To my former dance program friends and the many others who follow these guidelines, this isn’t a criticism. It’s a call to question if this structure is broken. Does this structure promote sustainability or success?

So what’s the alternative?

Rather than defaulting to one-size-fits-all benchmarks, let’s normalize customized reporting that reflects the true nature of an organization’s work. Instead of forcing every budget into outdated ratios, we should encourage leaders to explain why their spending looks the way it does. 

Is a higher administrative cost the result of investing in better systems, stronger leadership, or fair wages? Did marketing costs rise because the organization is expanding its reach to better serve its community? 

Funders, boards, and the public should shift their focus from how money is categorized to what outcomes are being achieved. 

Transparency doesn’t mean conforming to a norm. It means communicating with clarity, context, and integrity. It means trusting leaders enough to let them lead in ever-shifting landscapes- even if their pie chart looks different from someone else’s. We don’t need performative ratios. We need real transparency, honest accounting, and a willingness to rethink the system, if we’re focused on what truly matters and serious about solving big problems.

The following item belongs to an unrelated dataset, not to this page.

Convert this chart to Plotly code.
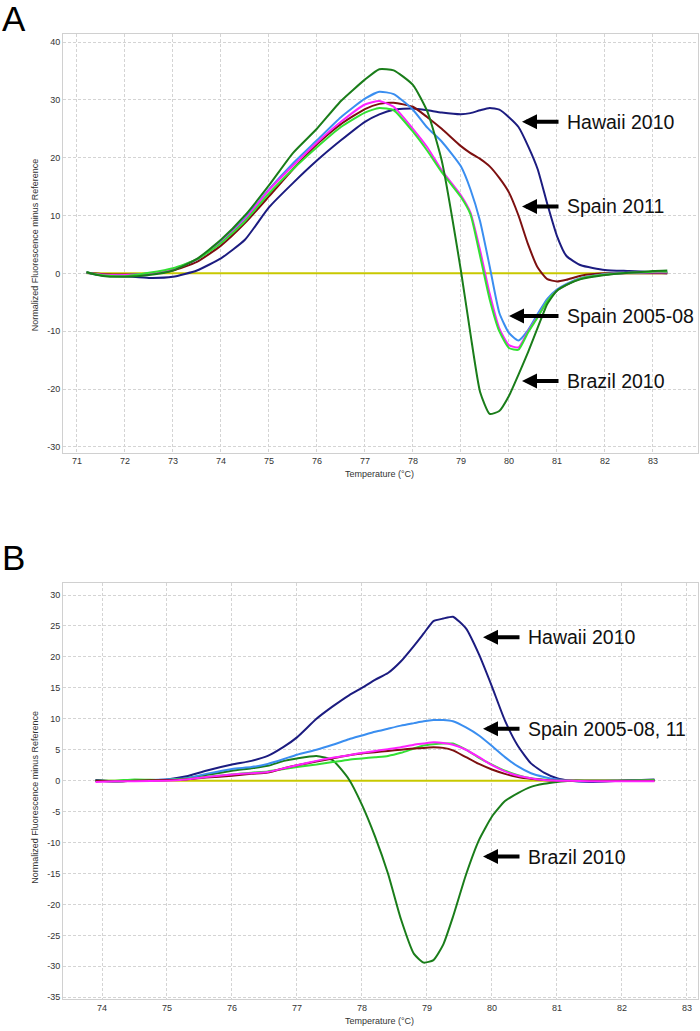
import plotly.graph_objects as go

# ---------------- Panel A data ----------------
xA = [71.2, 71.5, 72, 72.5, 73, 73.5, 74, 74.5, 75, 75.5, 76, 76.5, 77, 77.3, 77.6, 78, 78.3, 78.6,
      79, 79.2, 79.4, 79.6, 79.8, 80, 80.2, 80.4, 80.6, 80.8, 81, 81.2, 81.5, 82, 82.5, 83, 83.3]
A_hawaii = [0.2, -0.3, -0.5, -0.8, -0.6, 0.5, 2.6, 5.8, 11.4, 15.6, 19.5, 23.0, 26.2, 27.5, 28.3, 28.5, 28.2, 27.8,
            27.5, 27.7, 28.2, 28.6, 28.3, 27.0, 25.3, 22.0, 18.0, 12.0, 6.5, 3.0, 1.4, 0.6, 0.4, 0.2, 0.0]
A_brazil = [0.2, -0.4, -0.6, -0.3, 0.5, 2.5, 5.8, 10.0, 15.2, 20.8, 25.0, 29.8, 33.5, 35.3, 35.1, 32.6, 28.0, 19.5,
            0.5, -10.5, -20.5, -24.3, -23.8, -21.2, -17.5, -13.6, -9.4, -5.3, -3.0, -2.0, -1.0, -0.3, 0.1, 0.4, 0.5]
A_blue = [0.1, -0.3, -0.3, 0.0, 0.7, 2.4, 5.4, 9.5, 14.5, 19.0, 23.0, 27.0, 30.2, 31.4, 31.0, 28.3, 25.2, 22.8,
          18.5, 14.5, 9.0, 1.2, -6.8, -10.3, -11.6, -9.8, -7.0, -4.4, -2.8, -1.8, -0.8, -0.1, 0.1, 0.2, 0.2]
A_magenta = [0.1, -0.2, -0.3, 0.0, 0.7, 2.4, 5.3, 9.3, 14.4, 18.6, 22.6, 26.2, 29.2, 29.8, 28.8, 25.0, 21.8, 17.8,
             13.5, 10.5, 4.0, -3.5, -9.5, -12.4, -12.8, -10.0, -7.5, -4.8, -3.0, -2.0, -0.9, -0.2, 0.1, 0.2, 0.2]
A_lime = [0.2, -0.3, -0.5, 0.1, 0.9, 2.4, 5.2, 9.0, 13.8, 18.0, 21.8, 25.3, 27.8, 28.6, 28.2, 24.5, 21.2, 17.5,
          13.2, 10.2, 3.0, -4.5, -10.0, -12.9, -13.2, -10.2, -7.6, -4.8, -3.0, -2.0, -0.9, -0.2, 0.1, 0.3, 0.3]
A_spain2011 = [0.1, -0.1, -0.2, -0.1, 0.5, 2.0, 4.8, 8.7, 13.3, 18.0, 22.3, 25.8, 28.4, 29.3, 29.5, 28.8, 27.0, 25.0,
               22.0, 20.8, 19.8, 18.5, 16.5, 14.0, 10.0, 5.0, 1.0, -1.0, -1.4, -1.1, -0.4, 0.0, 0.0, 0.0, 0.0]
A_ref = [0.0] * len(xA)

# ---------------- Panel B data ----------------
xB = [73.9, 74.2, 74.5, 75, 75.3, 75.6, 76, 76.3, 76.55, 76.8, 77, 77.3, 77.55, 77.8, 78, 78.2, 78.4, 78.6,
      78.8, 78.95, 79.1, 79.25, 79.4, 79.6, 79.8, 80, 80.2, 80.4, 80.6, 80.8, 81, 81.2, 81.5, 82, 82.5]
B_hawaii = [0.1, -0.1, 0.0, 0.2, 0.7, 1.6, 2.6, 3.2, 4.0, 5.5, 7.0, 10.0, 12.0, 13.8, 15.0, 16.3, 17.4, 19.3,
            21.8, 23.8, 25.8, 26.2, 26.5, 24.6, 20.4, 15.2, 9.7, 5.6, 2.8, 1.3, 0.4, 0.0, -0.2, 0.0, 0.2]
B_blue = [0.0, -0.1, 0.0, 0.2, 0.4, 1.1, 1.9, 2.2, 2.7, 3.5, 4.2, 5.0, 5.8, 6.7, 7.3, 7.9, 8.4, 8.9,
          9.3, 9.6, 9.8, 9.8, 9.6, 8.6, 7.3, 5.6, 3.8, 2.3, 1.2, 0.6, 0.2, 0.0, -0.1, 0.0, 0.1]
B_magenta = [-0.2, -0.1, -0.1, 0.0, 0.2, 0.6, 1.0, 1.2, 1.4, 2.0, 2.5, 3.2, 3.7, 4.1, 4.5, 4.8, 5.1, 5.4,
             5.8, 6.0, 6.2, 6.1, 5.8, 5.0, 3.8, 2.5, 1.5, 0.8, 0.4, 0.1, 0.0, 0.0, -0.1, -0.1, -0.1]
B_lime = [0.0, 0.0, 0.2, 0.1, 0.3, 0.6, 1.0, 1.3, 1.5, 1.9, 2.2, 2.6, 3.0, 3.4, 3.6, 3.8, 4.0, 4.5,
          5.2, 5.7, 5.9, 6.0, 6.0, 5.0, 3.7, 2.6, 1.6, 0.9, 0.4, 0.2, 0.0, 0.0, 0.0, 0.0, 0.1]
B_spain2011 = [0.0, -0.1, 0.0, 0.1, 0.2, 0.5, 0.8, 1.1, 1.3, 2.0, 2.5, 3.1, 3.6, 4.1, 4.4, 4.6, 4.8, 5.0,
               5.2, 5.3, 5.4, 5.3, 4.9, 3.8, 2.7, 1.8, 1.1, 0.6, 0.3, 0.1, 0.0, 0.0, 0.0, 0.0, 0.0]
B_brazil = [0.0, -0.1, 0.0, 0.1, 0.4, 0.9, 1.6, 2.0, 2.4, 3.2, 3.6, 4.0, 3.3, 0.2, -3.9, -9.0, -15.0, -22.4,
            -28.0, -29.4, -29.0, -26.5, -22.0, -15.2, -9.6, -5.8, -3.3, -2.0, -1.0, -0.5, -0.2, 0.0, 0.0, 0.0, 0.1]
B_ref = [0.0] * len(xB)

# tick labels
A_xticks = list(range(71, 84))
A_yticks = [-30, -20, -10, 0, 10, 20, 30, 40]
B_xticks = list(range(74, 84))
B_yticks = [-35, -30, -25, -20, -15, -10, -5, 0, 5, 10, 15, 20, 25, 30]

# labels
A_labels = ["Hawaii 2010", "Spain 2011", "Spain 2005-08", "Brazil 2010"]
B_labels = ["Hawaii 2010", "Spain 2005-08, 11", "Brazil 2010"]

C_NAVY = "#1c1c80"
C_RED = "#7d1010"
C_BLUE = "#3a8ef0"
C_MAG = "#ff22ff"
C_LIME = "#33e033"
C_DGREEN = "#1a7d1a"
C_YEL = "#c8c800"

W, H = 700, 1031
fig = go.Figure()

def add(x, y, color, xa, ya):
    fig.add_trace(go.Scatter(x=x, y=y, mode="lines", line=dict(color=color, width=2, shape="spline", smoothing=0.5),
                             xaxis=xa, yaxis=ya, showlegend=False, hoverinfo="skip"))

for y, c in [(A_ref, C_YEL), (A_hawaii, C_NAVY), (A_spain2011, C_RED), (A_blue, C_BLUE),
             (A_magenta, C_MAG), (A_lime, C_LIME), (A_brazil, C_DGREEN)]:
    add(xA, y, c, "x", "y")
for y, c in [(B_ref, C_YEL), (B_brazil, C_DGREEN), (B_hawaii, C_NAVY), (B_blue, C_BLUE),
             (B_lime, C_LIME), (B_spain2011, C_RED), (B_magenta, C_MAG)]:
    add(xB, y, c, "x2", "y2")

tickfont = dict(family="Liberation Sans, Arial, sans-serif", size=9, color="#333333")
grid = dict(showgrid=True, gridcolor="#d4d4d4", gridwidth=1, griddash="3px,2px",
            zeroline=False, showline=True, linecolor="#d0d0d0", linewidth=1, mirror=True,
            ticks="", tickfont=tickfont)

def py(p):
    return 1 - p / H

fig.update_layout(
    width=W, height=H, margin=dict(l=0, r=0, t=0, b=0),
    paper_bgcolor="white", plot_bgcolor="white",
    xaxis=dict(domain=[63 / W, 698 / W], range=[70.71, 83.94], anchor="y",
               tickvals=A_xticks, ticktext=[str(v) for v in A_xticks], **grid),
    yaxis=dict(domain=[py(454), py(34)], range=[-31.0, 41.4], anchor="x",
               tickvals=A_yticks, ticktext=[str(v) for v in A_yticks], **grid),
    xaxis2=dict(domain=[63 / W, 698 / W], range=[73.4, 83.17], anchor="y2",
                tickvals=B_xticks, ticktext=[str(v) for v in B_xticks], **grid),
    yaxis2=dict(domain=[py(1002), py(585)], range=[-35.3, 31.9], anchor="x2",
                tickvals=B_yticks, ticktext=[str(v) for v in B_yticks], **grid),
)

ann = []
small = dict(family="Liberation Sans, Arial, sans-serif", size=9, color="#333333")
# panel letters
ann.append(dict(x=0, y=py(-3), xref="paper", yref="paper", text="A", showarrow=False,
                xanchor="left", yanchor="top", font=dict(family="Liberation Sans, Arial", size=35, color="black")))
ann.append(dict(x=0, y=py(538), xref="paper", yref="paper", text="B", showarrow=False,
                xanchor="left", yanchor="top", font=dict(family="Liberation Sans, Arial", size=35, color="black")))
# axis titles
for yc in [246, 800]:
    ann.append(dict(x=35 / W, y=py(yc), xref="paper", yref="paper", text="Normalized Fluorescence minus Reference",
                    showarrow=False, textangle=-90, xanchor="center", yanchor="middle", font=small))
for yc in [475, 1024]:
    ann.append(dict(x=380 / W, y=py(yc), xref="paper", yref="paper", text="Temperature (°C)",
                    showarrow=False, xanchor="center", yanchor="middle", font=small))

lab_font = dict(family="Liberation Sans, Arial, sans-serif", size=19.5, color="#111111")

def arrow_label(head_x, tail_x, ypix, text_x, text):
    ann.append(dict(x=head_x / W, y=py(ypix), xref="paper", yref="paper", text="", showarrow=True,
                    ax=tail_x - head_x, ay=0, axref="pixel", ayref="pixel",
                    arrowhead=2, arrowsize=0.75, arrowwidth=4, arrowcolor="black", standoff=0, startstandoff=0))
    ann.append(dict(x=text_x / W, y=py(ypix), xref="paper", yref="paper", text=text, showarrow=False,
                    xanchor="left", yanchor="middle", font=lab_font))

for (hx, yp, t) in zip([522, 522, 509, 522], [122, 207, 317, 382], A_labels):
    arrow_label(hx, 560, yp, 565, t)
for (hx, yp, t) in zip([483, 483, 483], [639, 731, 859], B_labels):
    arrow_label(hx, 521, yp, 526, t)

fig.update_layout(annotations=ann)
fig.write_html("out.html", config={"displayModeBar": False},
               post_script="document.body.style.margin='0px';document.body.style.overflow='hidden';")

And this goes for all leaders, not just for nonprofit leaders.

Founders and executives also face pressure to present tidy narratives: chasing perfect KPIs, flattening nuance into quarterly metrics, or optimizing for short-term optics over long-term vision. But real leadership isn’t about making things look good on paper. It’s about building organizations that are resilient, transparent, and aligned with their values.

Whether you're running a mission-driven nonprofit or scaling a company, the principle is the same: we don’t need performance theater. We need transparent communication and accountability with context. 

Everything changes when we start asking, “Is this actually working?” Until then, we’ll keep getting the same results.

And that, my friends, is a mic drop.